Guardian Unlimited | World dispatch | Battle for truth in Jenin
Professor Derrick Pounder, a forensic pathologist at Dundee University, visited Jenin hospital on behalf of Amnesty to examine some of the bodies that had been recovered. But what surprised him most was the absence of severely injured patients, since the hospital is less than a kilometre from the camp.I remember the quiet horror from 9/11, when everyone began to realize that there weren't going to be "thousands" of wounded flooding the hospitals. The ratio of dead to injured was slewed completed toward the dead.
"In a conflict of this type in a densely populated are, where the Israeli army lost a substantial number of men, it is inconceivable that there were not also large numbers of severely injured," he said.

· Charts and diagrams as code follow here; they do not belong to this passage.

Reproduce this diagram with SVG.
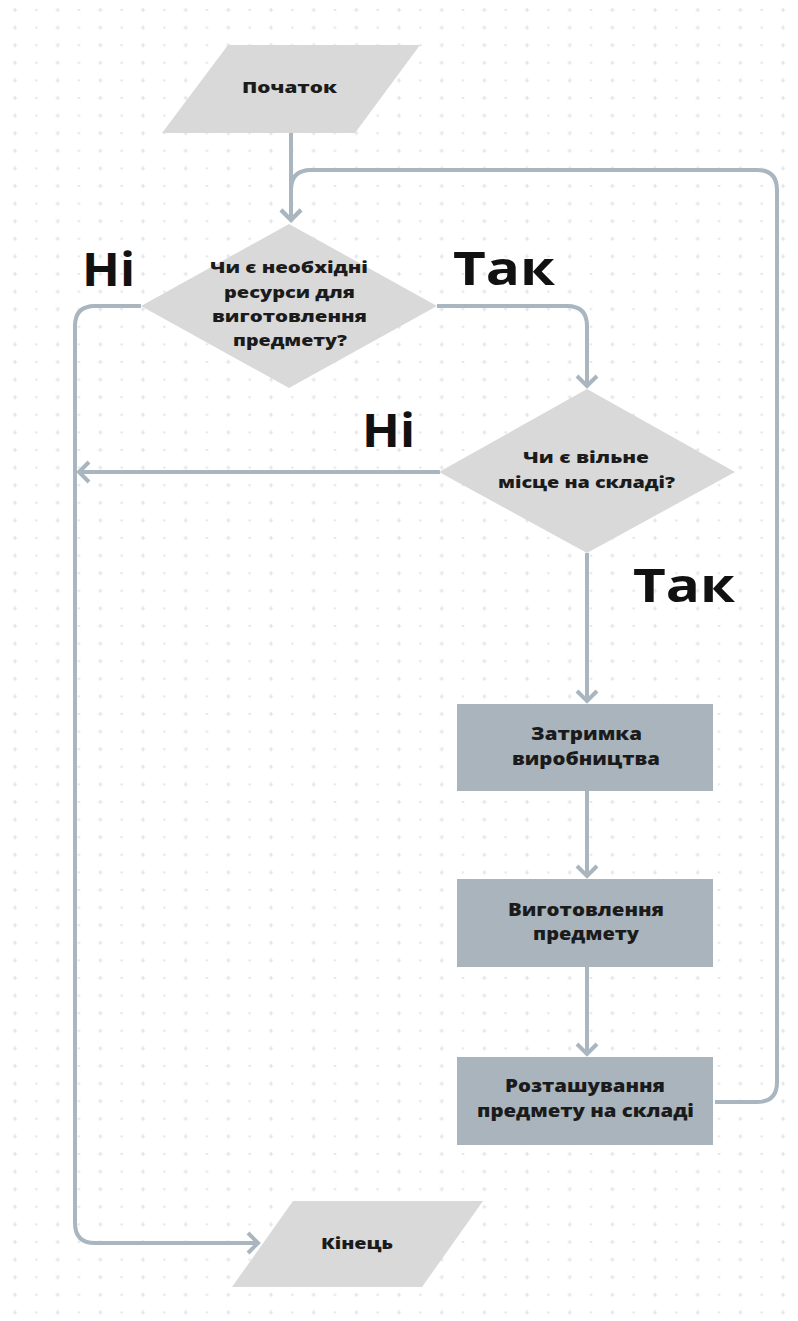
<svg xmlns="http://www.w3.org/2000/svg" width="798" height="1321" viewBox="0 0 798 1321">
  <style>
    .t { font-family: "Open Sans", "Liberation Sans", sans-serif; font-weight: 800; fill: #1b1b1b; text-anchor: middle; }
    .s16 { font-size: 16px; }
    .s17 { font-size: 17px; }
    .big { font-size: 46px; font-weight: bold; fill: #111; }
    .light { fill: #d9d9d9; }
    .box { fill: #a9b4bc; }
    .conn { fill: none; stroke: #a9b5bf; stroke-width: 4; }
  </style>
  <defs>
    <pattern id="grid" patternUnits="userSpaceOnUse" x="15" y="10" width="42.67" height="17.6">
      <path d="M-2.2,0 H2.2 M0,-2.2 V2.2" stroke="#dde2e7" stroke-width="1.2"/>
      <path d="M42.67,-2.2 V2.2 M40.47,0 H44.87" stroke="#dde2e7" stroke-width="1.2"/>
      <path d="M0,15.4 V19.8 M-2.2,17.6 H2.2 M42.67,15.4 V19.8 M40.47,17.6 H44.87" stroke="#dde2e7" stroke-width="1.2"/>
      <circle cx="21.33" cy="0" r="1.2" fill="#e0e4e8"/>
      <circle cx="21.33" cy="17.6" r="1.2" fill="#e0e4e8"/>
    </pattern>
    <marker id="arr" markerUnits="userSpaceOnUse" viewBox="-16 -12 20 24" markerWidth="20" markerHeight="24" refX="-1" refY="0" orient="auto">
      <path d="M-12,-10 L-2,0 L-12,10" fill="none" stroke="#a9b5bf" stroke-width="4"/>
    </marker>
  </defs>

  <rect width="798" height="1321" fill="#ffffff"/>
  <rect width="798" height="1321" fill="url(#grid)"/>

  <g id="connectors">
    <path class="conn" d="M291,133 V221" marker-end="url(#arr)"/>
    <path class="conn" d="M715,1102 H757 Q777,1102 777,1082 V190 Q777,170 757,170 H311 Q291,170 291,190 V221" marker-end="url(#arr)"/>
    <path class="conn" d="M141,306 H95 Q75,306 75,326 V1223 Q75,1243 95,1243 H259" marker-end="url(#arr)"/>
    <path class="conn" d="M437,306 H567 Q587,306 587,326 V387" marker-end="url(#arr)"/>
    <path class="conn" d="M440,472 H78" marker-end="url(#arr)"/>
    <path class="conn" d="M587,553 V702" marker-end="url(#arr)"/>
    <path class="conn" d="M587,791 V877" marker-end="url(#arr)"/>
    <path class="conn" d="M587,967 V1055" marker-end="url(#arr)"/>
  </g>

  <g id="start">
    <polygon class="light" points="228,45 420,45 355,133 162,133"/>
    <text class="t s16" x="289.5" y="93" textLength="95" lengthAdjust="spacingAndGlyphs">Початок</text>
  </g>

  <g id="decision1">
    <polygon class="light" points="289,224 437,306 289,388 141,306"/>
    <text class="t s16" x="289" y="273" textLength="158" lengthAdjust="spacingAndGlyphs">Чи є необхідні</text>
    <text class="t s16" x="289.5" y="297.5" textLength="131" lengthAdjust="spacingAndGlyphs">ресурси для</text>
    <text class="t s16" x="289.5" y="322" textLength="155" lengthAdjust="spacingAndGlyphs">виготовлення</text>
    <text class="t s16" x="290" y="346" textLength="114" lengthAdjust="spacingAndGlyphs">предмету?</text>
  </g>

  <g id="decision2">
    <polygon class="light" points="587,389 735,472 587,553 439,472"/>
    <text class="t s16" x="586" y="463" textLength="126" lengthAdjust="spacingAndGlyphs">Чи є вільне</text>
    <text class="t s16" x="586.5" y="487.5" textLength="177" lengthAdjust="spacingAndGlyphs">місце на складі?</text>
  </g>

  <g id="delay">
    <rect class="box" x="457" y="704" width="256" height="87"/>
    <text class="t s17" x="586.5" y="740" textLength="111" lengthAdjust="spacingAndGlyphs">Затримка</text>
    <text class="t s17" x="586" y="764.5" textLength="148" lengthAdjust="spacingAndGlyphs">виробництва</text>
  </g>

  <g id="make">
    <rect class="box" x="457" y="879" width="256" height="88"/>
    <text class="t s17" x="586" y="916" textLength="156" lengthAdjust="spacingAndGlyphs">Виготовлення</text>
    <text class="t s17" x="586" y="940" textLength="106" lengthAdjust="spacingAndGlyphs">предмету</text>
  </g>

  <g id="place">
    <rect class="box" x="457" y="1057" width="256" height="88"/>
    <text class="t s17" x="585" y="1092" textLength="160" lengthAdjust="spacingAndGlyphs">Розташування</text>
    <text class="t s17" x="585.5" y="1117" textLength="217" lengthAdjust="spacingAndGlyphs">предмету на складі</text>
  </g>

  <g id="end">
    <polygon class="light" points="293,1201 483,1201 422,1287 232,1287"/>
    <text class="t s16" x="357" y="1249" textLength="72" lengthAdjust="spacingAndGlyphs">Кінець</text>
  </g>

  <g id="labels">
    <text class="t big" x="108.5" y="286" textLength="53" lengthAdjust="spacingAndGlyphs">Ні</text>
    <text class="t big" x="504" y="285" textLength="102" lengthAdjust="spacingAndGlyphs">Так</text>
    <text class="t big" x="388.5" y="447" textLength="53" lengthAdjust="spacingAndGlyphs">Ні</text>
    <text class="t big" x="684" y="602" textLength="102" lengthAdjust="spacingAndGlyphs">Так</text>
  </g>
</svg>
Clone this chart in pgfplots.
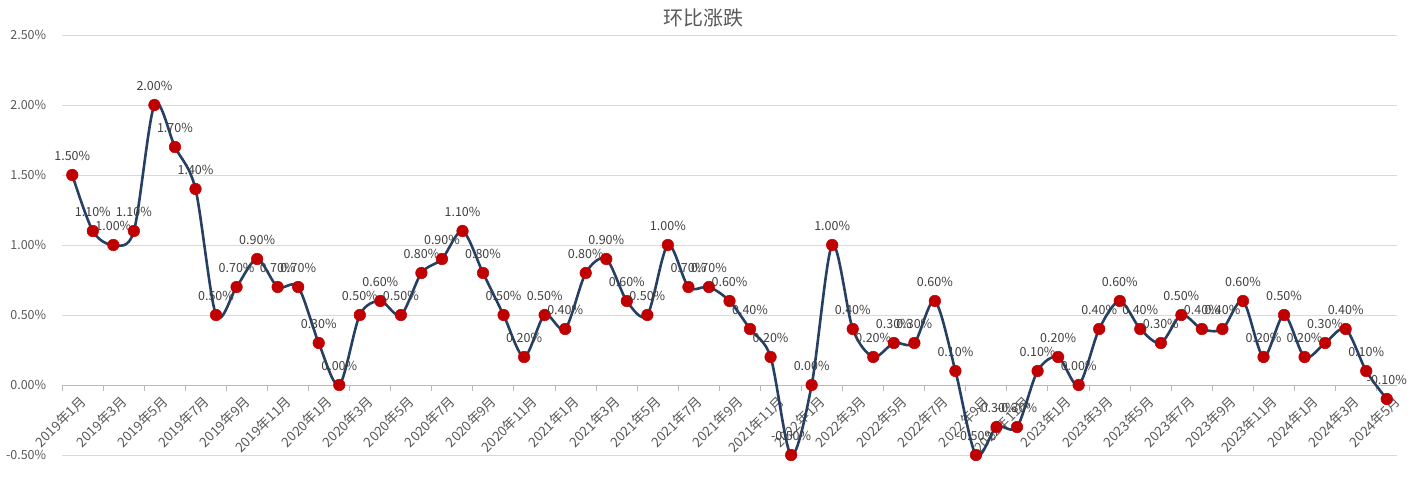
\documentclass[border=0pt]{standalone}
\usepackage{pgfplots}
\pgfplotsset{compat=1.18}
\usepackage{fontspec}
\setmainfont{Noto Sans CJK SC}
\definecolor{linecol}{RGB}{38,64,100}
\definecolor{markcol}{RGB}{192,0,0}
\definecolor{txtgray}{RGB}{89,89,89}
\definecolor{lblgray}{RGB}{64,64,64}
\definecolor{gridgray}{RGB}{217,217,217}

\begin{document}
\begin{tikzpicture}[x=1pt,y=1pt]
\useasboundingbox[fill=white] (0,0) rectangle (1412,497);
\node[text=txtgray, font=\fontsize{20}{21}\selectfont] at (703,479) {环比涨跌};
\begin{axis}[
    at={(62pt,42pt)}, anchor=south west,
    scale only axis,
    width=1335pt, height=420pt,
    xmin=-0.5, xmax=64.5,
    ymin=-0.5, ymax=2.5,
    axis x line=middle,
    axis y line*=left,
    y axis line style={draw=none},
    x axis line style={-, draw=gray!55, line width=0.8pt},
    ytick={-0.5,0,0.5,1,1.5,2,2.5},
    ymajorgrids,
    grid style={gridgray, line width=0.8pt},
    ytick style={draw=none},
    xtick={0,2,...,64},
    minor xtick={-0.5,1.5,...,63.5},
    major x tick style={draw=none},
    minor x tick style={draw=gray!55, line width=0.8pt},
    minor tick length=6pt,
    tick align=outside,
    xticklabels={2019年1月,2019年3月,2019年5月,2019年7月,2019年9月,2019年11月,
      2020年1月,2020年3月,2020年5月,2020年7月,2020年9月,2020年11月,
      2021年1月,2021年3月,2021年5月,2021年7月,2021年9月,2021年11月,
      2022年1月,2022年3月,2022年5月,2022年7月,2022年9月,2022年11月,
      2023年1月,2023年3月,2023年5月,2023年7月,2023年9月,2023年11月,
      2024年1月,2024年3月,2024年5月},
    xticklabel style={rotate=45, anchor=north east, text=txtgray,
      font=\fontsize{13.5}{14}\selectfont, inner sep=1pt, xshift=2pt, yshift=-7pt},
    yticklabel={\pgfmathprintnumber{\tick}\%},
    yticklabel style={text=txtgray, font=\fontsize{12.5}{13}\selectfont, xshift=-8pt},
    /pgf/number format/.cd, fixed, fixed zerofill, precision=2, assume math mode=true,
    /pgfplots/.cd,
    clip=false,
]
\addplot[linecol, line width=2.6pt, smooth, tension=0.5,
    mark=*, mark size=5.8pt, mark options={fill=markcol, draw=markcol, line width=0.5pt},
    nodes near coords={\pgfmathprintnumber{\pgfplotspointmeta}\%},
    every node near coord/.append style={text=lblgray, anchor=center, yshift=19pt,
      font=\fontsize{12.5}{13}\selectfont},
] coordinates {
    (0,1.5) (1,1.1) (2,1.0) (3,1.1) (4,2.0) (5,1.7) (6,1.4) (7,0.5) (8,0.7) (9,0.9) (10,0.7) (11,0.7)
    (12,0.3) (13,0.0) (14,0.5) (15,0.6) (16,0.5) (17,0.8) (18,0.9) (19,1.1) (20,0.8) (21,0.5) (22,0.2) (23,0.5)
    (24,0.4) (25,0.8) (26,0.9) (27,0.6) (28,0.5) (29,1.0) (30,0.7) (31,0.7) (32,0.6) (33,0.4) (34,0.2) (35,-0.5)
    (36,0.0) (37,1.0) (38,0.4) (39,0.2) (40,0.3) (41,0.3) (42,0.6) (43,0.1) (44,-0.5) (45,-0.3) (46,-0.3) (47,0.1)
    (48,0.2) (49,0.0) (50,0.4) (51,0.6) (52,0.4) (53,0.3) (54,0.5) (55,0.4) (56,0.4) (57,0.6) (58,0.2) (59,0.5)
    (60,0.2) (61,0.3) (62,0.4) (63,0.1) (64,-0.1)
};
\end{axis}
\end{tikzpicture}
\end{document}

Normally, he would have expected to find three people severely injured for every one killed. Even if one accepts the Israeli claim that "only" 40 Palestinians died, there ought to be another 120 lying badly wounded, in hospital. But they are nowhere to be found.
"We draw the conclusion that they were allowed to die where they were," Professor Pounder said. Turning to the Israeli claim that all those killed were "terrorists", he said that the 21 bodies recovered at the time of his visit were a mixture of Palestinian civilians and fighters. They included three women.
The good professor also discounts disciplined troops exercising fire control. Obviously he believes that all soldiers engage in "spray and pray." Maybe he didn't notice the change when the US Army took the full-auto setting off the M-16. And doesn't Israel buy US-made weapons? I'm pretty sure I've heard some bitching and moaning about that....
Last, how does one tell a terrorist body from a civilian body, and what's the difference if it's a woman? I seem to recall several female suicide-homicide bombers as of late. Does he assume that a fighter will always have a gun in his cold, dead hand? I guess no one is supposed to pick up the weapons of the fallen.
I find myself exceedingly happy that "Professor" Pounder teaches elsewhere, though I'm afraid his standards of "evidence" are finding wide acceptance.
Everywhere but in a courtroom, that is.